● WHAT YOU NEED TO DO
Only the lines from the one containing "What Apache ECharts" through the one containing "250.5, 244.5, 242.0];" belong in the answer; copy them exactly and leave out pictures.

● TASK INPUT
-------

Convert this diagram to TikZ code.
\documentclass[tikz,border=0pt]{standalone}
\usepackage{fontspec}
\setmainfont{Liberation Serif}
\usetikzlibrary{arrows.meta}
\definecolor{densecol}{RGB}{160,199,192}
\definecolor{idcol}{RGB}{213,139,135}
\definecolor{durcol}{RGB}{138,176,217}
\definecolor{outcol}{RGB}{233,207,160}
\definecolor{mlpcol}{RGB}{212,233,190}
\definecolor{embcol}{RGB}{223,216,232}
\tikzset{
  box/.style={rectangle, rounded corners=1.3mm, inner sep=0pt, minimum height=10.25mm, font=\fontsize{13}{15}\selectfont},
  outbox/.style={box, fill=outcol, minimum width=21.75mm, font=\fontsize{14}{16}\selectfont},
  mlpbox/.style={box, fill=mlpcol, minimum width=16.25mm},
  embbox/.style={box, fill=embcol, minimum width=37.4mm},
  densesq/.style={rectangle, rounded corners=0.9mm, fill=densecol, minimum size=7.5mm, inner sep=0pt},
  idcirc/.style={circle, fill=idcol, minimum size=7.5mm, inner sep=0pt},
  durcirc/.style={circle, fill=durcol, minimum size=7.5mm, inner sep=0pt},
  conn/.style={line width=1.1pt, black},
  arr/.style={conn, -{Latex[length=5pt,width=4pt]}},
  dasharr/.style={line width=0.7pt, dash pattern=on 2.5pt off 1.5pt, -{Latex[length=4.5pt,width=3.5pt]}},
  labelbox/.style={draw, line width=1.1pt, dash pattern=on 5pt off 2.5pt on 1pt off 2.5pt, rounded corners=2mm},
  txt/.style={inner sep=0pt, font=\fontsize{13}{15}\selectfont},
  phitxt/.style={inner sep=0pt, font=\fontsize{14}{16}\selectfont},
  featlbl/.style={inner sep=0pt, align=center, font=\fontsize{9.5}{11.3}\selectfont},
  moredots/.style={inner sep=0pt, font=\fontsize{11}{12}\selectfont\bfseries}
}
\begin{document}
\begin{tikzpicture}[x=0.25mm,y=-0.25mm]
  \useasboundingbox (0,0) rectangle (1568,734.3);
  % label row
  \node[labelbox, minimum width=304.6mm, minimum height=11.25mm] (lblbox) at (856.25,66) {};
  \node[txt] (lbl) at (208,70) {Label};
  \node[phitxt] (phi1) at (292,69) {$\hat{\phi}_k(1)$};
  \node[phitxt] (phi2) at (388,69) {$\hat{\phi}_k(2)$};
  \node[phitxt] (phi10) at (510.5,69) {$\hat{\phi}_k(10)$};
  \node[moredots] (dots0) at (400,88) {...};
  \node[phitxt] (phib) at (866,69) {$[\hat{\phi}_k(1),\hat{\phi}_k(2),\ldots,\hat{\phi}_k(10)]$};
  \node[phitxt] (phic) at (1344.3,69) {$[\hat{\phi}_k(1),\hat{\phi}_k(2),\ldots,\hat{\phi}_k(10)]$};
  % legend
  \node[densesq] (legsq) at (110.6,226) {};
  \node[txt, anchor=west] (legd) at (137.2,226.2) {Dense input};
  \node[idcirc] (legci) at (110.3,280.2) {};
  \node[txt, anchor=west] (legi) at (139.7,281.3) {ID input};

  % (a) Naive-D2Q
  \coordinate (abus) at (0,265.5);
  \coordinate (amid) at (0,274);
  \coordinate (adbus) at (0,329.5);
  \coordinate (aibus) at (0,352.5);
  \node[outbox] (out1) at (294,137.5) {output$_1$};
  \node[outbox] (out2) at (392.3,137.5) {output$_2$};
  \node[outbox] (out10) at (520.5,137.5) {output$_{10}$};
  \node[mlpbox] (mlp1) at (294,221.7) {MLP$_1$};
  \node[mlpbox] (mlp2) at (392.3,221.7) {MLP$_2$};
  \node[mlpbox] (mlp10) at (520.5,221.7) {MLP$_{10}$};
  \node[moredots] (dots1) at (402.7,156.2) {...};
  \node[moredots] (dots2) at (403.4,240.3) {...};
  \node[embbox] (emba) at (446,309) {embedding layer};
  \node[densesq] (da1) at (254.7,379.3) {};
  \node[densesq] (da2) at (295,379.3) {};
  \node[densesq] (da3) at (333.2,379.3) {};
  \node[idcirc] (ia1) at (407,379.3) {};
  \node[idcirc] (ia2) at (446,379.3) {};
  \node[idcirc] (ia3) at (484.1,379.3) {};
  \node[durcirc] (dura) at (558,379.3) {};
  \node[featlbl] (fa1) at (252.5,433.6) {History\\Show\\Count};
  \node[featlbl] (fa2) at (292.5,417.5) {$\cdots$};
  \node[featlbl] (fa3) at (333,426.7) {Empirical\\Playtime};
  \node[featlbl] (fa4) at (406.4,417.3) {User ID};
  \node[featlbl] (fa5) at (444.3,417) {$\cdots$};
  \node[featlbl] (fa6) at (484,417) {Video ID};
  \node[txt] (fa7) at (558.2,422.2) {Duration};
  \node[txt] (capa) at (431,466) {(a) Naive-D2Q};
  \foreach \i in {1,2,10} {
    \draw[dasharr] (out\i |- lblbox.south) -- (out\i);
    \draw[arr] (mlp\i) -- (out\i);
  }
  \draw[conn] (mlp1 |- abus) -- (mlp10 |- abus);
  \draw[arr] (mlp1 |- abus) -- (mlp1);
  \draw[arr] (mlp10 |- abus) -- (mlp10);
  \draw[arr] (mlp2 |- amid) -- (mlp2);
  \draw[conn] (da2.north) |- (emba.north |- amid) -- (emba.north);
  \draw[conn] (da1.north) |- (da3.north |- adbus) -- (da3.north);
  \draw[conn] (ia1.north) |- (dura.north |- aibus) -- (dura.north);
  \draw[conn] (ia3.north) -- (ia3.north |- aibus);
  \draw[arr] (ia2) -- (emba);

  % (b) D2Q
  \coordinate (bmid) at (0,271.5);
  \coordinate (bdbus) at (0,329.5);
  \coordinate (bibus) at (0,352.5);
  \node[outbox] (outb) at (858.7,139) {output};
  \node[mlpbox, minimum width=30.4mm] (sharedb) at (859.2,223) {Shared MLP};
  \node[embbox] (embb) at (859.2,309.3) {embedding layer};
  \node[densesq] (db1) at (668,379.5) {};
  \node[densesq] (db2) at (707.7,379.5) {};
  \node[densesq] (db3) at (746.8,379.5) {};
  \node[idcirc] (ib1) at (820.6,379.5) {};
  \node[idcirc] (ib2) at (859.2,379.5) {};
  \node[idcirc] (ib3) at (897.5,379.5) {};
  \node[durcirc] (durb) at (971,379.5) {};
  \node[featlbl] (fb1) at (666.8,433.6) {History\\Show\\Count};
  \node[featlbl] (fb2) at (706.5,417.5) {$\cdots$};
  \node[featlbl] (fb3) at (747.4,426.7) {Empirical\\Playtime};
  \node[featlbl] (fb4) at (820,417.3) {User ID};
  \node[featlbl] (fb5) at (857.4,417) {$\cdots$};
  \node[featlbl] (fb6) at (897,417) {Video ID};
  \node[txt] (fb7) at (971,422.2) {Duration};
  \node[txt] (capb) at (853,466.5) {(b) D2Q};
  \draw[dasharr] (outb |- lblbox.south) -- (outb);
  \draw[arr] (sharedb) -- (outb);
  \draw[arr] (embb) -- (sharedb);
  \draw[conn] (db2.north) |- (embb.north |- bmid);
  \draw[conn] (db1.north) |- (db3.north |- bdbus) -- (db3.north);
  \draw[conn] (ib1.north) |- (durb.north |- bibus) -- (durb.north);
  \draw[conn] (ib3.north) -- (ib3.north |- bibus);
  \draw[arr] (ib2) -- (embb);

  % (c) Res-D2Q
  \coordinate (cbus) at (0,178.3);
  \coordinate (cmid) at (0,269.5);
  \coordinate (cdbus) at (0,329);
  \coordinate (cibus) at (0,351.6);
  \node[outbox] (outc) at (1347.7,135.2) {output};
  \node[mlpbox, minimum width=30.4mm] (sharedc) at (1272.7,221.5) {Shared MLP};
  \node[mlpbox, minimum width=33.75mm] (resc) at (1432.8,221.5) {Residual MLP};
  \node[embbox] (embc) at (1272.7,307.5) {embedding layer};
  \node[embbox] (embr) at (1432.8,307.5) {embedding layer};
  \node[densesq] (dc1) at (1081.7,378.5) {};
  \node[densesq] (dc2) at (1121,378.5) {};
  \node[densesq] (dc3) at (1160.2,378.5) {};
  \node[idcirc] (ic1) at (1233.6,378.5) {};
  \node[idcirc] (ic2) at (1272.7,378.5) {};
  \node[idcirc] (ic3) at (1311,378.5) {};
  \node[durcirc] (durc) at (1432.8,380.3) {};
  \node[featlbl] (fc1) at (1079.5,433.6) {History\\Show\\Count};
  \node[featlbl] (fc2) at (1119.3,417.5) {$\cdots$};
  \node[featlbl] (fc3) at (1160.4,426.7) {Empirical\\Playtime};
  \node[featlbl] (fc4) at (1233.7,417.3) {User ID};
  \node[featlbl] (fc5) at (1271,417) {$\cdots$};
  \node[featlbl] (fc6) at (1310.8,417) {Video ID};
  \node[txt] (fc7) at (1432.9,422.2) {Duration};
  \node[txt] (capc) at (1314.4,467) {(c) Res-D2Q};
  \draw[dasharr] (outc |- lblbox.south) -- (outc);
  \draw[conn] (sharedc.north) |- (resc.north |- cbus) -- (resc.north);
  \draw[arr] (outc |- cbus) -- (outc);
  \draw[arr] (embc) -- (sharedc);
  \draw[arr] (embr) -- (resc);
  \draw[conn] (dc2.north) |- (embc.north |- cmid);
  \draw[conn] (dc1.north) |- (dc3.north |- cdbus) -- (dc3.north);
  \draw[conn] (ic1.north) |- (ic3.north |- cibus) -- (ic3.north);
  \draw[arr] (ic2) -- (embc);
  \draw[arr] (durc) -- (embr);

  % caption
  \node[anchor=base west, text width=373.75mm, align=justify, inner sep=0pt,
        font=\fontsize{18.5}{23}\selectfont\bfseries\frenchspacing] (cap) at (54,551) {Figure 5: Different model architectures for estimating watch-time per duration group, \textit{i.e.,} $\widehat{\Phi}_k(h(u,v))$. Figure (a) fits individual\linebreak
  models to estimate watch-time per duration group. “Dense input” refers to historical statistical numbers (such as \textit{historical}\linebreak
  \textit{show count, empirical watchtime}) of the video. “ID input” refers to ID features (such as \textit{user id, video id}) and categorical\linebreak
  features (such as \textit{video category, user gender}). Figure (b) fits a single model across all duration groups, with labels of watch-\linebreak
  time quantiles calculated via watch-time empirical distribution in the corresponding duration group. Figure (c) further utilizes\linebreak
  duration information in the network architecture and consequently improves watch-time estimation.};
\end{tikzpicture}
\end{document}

-------

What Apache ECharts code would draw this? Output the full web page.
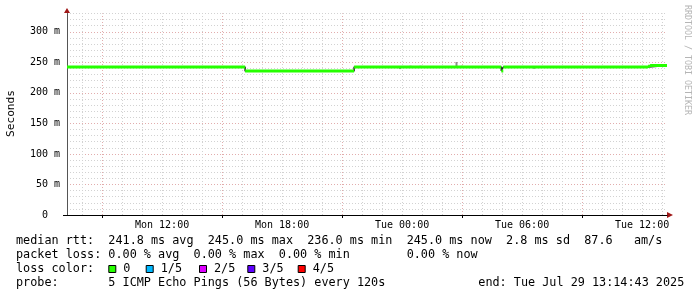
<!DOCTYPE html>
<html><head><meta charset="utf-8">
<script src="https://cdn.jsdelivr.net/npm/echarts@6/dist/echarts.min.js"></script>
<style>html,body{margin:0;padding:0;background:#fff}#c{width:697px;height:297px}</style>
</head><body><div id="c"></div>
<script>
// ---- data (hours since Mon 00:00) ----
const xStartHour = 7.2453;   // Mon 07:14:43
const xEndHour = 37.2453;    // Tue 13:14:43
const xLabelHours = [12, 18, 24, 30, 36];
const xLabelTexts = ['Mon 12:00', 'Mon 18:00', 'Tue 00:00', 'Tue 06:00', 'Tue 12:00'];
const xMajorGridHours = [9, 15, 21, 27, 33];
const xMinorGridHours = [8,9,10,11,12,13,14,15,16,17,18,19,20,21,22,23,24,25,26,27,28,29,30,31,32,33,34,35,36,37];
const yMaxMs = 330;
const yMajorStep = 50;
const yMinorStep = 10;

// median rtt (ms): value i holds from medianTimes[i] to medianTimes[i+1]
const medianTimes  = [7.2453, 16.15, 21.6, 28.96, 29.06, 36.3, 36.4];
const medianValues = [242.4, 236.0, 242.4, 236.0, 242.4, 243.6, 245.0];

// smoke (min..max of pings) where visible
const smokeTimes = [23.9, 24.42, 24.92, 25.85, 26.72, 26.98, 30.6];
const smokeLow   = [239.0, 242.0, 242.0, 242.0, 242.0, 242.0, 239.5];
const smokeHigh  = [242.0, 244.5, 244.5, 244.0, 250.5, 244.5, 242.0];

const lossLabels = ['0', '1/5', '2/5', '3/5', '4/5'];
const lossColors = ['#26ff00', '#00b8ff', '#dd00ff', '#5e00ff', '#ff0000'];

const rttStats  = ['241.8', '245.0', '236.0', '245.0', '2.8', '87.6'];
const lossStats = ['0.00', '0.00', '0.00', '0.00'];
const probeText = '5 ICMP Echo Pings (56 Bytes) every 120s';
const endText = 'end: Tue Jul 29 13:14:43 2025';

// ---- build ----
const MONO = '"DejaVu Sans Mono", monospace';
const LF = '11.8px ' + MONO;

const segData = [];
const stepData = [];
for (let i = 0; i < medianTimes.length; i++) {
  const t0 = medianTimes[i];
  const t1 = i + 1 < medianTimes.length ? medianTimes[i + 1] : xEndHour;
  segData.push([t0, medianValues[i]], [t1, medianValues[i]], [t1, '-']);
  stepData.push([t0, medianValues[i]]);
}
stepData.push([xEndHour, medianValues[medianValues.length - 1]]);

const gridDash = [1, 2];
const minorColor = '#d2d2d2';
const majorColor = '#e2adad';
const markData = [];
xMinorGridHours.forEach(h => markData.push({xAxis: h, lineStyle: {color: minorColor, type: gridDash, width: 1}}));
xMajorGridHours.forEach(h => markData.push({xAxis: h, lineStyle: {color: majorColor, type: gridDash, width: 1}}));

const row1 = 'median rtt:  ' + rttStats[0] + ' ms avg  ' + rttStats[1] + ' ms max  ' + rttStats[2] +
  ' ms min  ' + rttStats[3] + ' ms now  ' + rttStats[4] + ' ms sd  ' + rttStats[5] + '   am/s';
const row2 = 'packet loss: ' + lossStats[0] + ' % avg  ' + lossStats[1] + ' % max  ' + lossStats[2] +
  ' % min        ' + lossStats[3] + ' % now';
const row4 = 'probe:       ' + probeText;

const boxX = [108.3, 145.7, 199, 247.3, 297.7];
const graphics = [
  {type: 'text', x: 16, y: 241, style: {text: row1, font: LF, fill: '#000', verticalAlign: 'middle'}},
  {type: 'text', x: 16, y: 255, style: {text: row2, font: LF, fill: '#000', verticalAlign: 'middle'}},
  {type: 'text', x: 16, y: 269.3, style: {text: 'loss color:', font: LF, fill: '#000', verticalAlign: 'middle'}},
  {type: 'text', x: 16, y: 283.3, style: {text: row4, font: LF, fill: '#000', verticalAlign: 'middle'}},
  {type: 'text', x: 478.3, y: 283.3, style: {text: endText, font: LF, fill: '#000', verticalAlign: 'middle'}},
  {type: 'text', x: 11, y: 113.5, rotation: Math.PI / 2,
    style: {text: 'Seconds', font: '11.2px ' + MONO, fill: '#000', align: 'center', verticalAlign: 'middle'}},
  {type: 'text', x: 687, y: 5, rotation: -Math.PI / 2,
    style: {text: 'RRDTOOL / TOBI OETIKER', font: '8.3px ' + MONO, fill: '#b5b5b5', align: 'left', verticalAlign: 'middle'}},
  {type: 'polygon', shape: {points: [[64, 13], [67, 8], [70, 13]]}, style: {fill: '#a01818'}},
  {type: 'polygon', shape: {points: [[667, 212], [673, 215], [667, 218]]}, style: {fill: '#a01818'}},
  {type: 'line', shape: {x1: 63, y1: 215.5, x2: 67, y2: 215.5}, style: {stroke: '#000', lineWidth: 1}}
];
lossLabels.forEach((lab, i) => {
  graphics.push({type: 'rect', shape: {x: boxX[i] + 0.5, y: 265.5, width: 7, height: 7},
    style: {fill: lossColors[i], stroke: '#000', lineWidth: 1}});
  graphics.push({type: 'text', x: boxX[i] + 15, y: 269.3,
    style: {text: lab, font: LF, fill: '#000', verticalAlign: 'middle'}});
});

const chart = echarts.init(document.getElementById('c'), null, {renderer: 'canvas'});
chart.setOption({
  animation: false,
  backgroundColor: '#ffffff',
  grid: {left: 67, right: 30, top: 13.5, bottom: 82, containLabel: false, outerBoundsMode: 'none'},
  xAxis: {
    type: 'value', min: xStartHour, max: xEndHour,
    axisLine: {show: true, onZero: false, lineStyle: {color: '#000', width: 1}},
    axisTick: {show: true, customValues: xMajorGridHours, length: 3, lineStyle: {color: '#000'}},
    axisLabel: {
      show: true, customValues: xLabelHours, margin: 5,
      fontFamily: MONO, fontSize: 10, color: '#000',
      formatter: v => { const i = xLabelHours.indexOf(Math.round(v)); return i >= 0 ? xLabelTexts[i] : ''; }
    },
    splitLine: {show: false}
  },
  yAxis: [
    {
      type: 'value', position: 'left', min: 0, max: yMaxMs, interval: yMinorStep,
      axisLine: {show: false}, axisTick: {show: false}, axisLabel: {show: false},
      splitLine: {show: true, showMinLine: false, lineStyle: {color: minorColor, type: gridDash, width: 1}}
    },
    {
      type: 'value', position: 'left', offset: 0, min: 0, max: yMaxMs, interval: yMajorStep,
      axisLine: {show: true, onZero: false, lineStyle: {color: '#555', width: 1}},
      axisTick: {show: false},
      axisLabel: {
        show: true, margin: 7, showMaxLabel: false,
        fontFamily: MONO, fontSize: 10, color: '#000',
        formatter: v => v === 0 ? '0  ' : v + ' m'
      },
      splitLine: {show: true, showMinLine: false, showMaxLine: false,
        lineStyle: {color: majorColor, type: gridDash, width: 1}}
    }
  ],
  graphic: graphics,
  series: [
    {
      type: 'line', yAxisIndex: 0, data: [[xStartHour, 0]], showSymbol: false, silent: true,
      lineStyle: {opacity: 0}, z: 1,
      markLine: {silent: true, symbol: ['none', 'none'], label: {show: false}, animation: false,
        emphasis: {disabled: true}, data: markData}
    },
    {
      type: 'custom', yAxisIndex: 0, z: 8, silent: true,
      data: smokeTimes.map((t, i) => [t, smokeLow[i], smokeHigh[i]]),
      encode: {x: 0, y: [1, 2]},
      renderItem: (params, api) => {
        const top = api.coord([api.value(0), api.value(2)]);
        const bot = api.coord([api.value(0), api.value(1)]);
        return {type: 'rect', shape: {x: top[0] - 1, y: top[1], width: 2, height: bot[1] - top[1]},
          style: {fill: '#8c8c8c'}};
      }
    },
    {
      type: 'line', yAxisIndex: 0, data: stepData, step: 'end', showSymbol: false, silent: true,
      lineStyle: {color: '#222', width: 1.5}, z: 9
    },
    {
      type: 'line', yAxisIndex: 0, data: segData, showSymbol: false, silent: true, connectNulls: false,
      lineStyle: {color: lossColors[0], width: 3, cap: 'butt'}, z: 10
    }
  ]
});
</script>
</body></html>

-------

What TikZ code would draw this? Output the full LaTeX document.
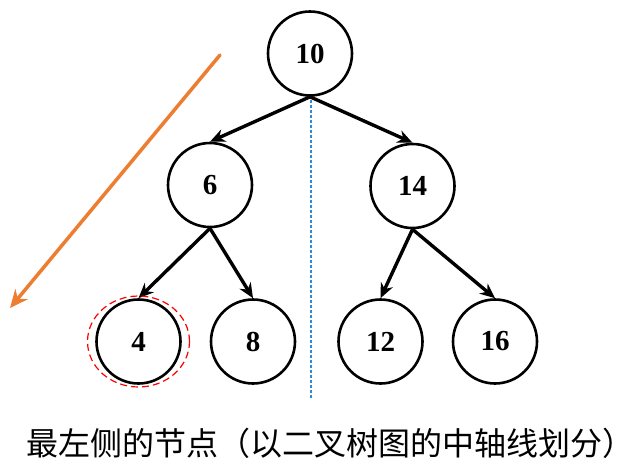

-------

● SOLUTION TO THIS TASK
What Apache ECharts code would draw this? Output the full web page.
<!DOCTYPE html>
<html><head><meta charset="utf-8">
<script src="https://cdn.jsdelivr.net/npm/echarts@6/dist/echarts.min.js"></script>
<style>html,body{margin:0;padding:0;background:#fff}#c{width:697px;height:297px}</style>
</head><body><div id="c"></div>
<script>
// ---- data (hours since Mon 00:00) ----
const xStartHour = 7.2453;   // Mon 07:14:43
const xEndHour = 37.2453;    // Tue 13:14:43
const xLabelHours = [12, 18, 24, 30, 36];
const xLabelTexts = ['Mon 12:00', 'Mon 18:00', 'Tue 00:00', 'Tue 06:00', 'Tue 12:00'];
const xMajorGridHours = [9, 15, 21, 27, 33];
const xMinorGridHours = [8,9,10,11,12,13,14,15,16,17,18,19,20,21,22,23,24,25,26,27,28,29,30,31,32,33,34,35,36,37];
const yMaxMs = 330;
const yMajorStep = 50;
const yMinorStep = 10;

// median rtt (ms): value i holds from medianTimes[i] to medianTimes[i+1]
const medianTimes  = [7.2453, 16.15, 21.6, 28.96, 29.06, 36.3, 36.4];
const medianValues = [242.4, 236.0, 242.4, 236.0, 242.4, 243.6, 245.0];

// smoke (min..max of pings) where visible
const smokeTimes = [23.9, 24.42, 24.92, 25.85, 26.72, 26.98, 30.6];
const smokeLow   = [239.0, 242.0, 242.0, 242.0, 242.0, 242.0, 239.5];
const smokeHigh  = [242.0, 244.5, 244.5, 244.0, 250.5, 244.5, 242.0];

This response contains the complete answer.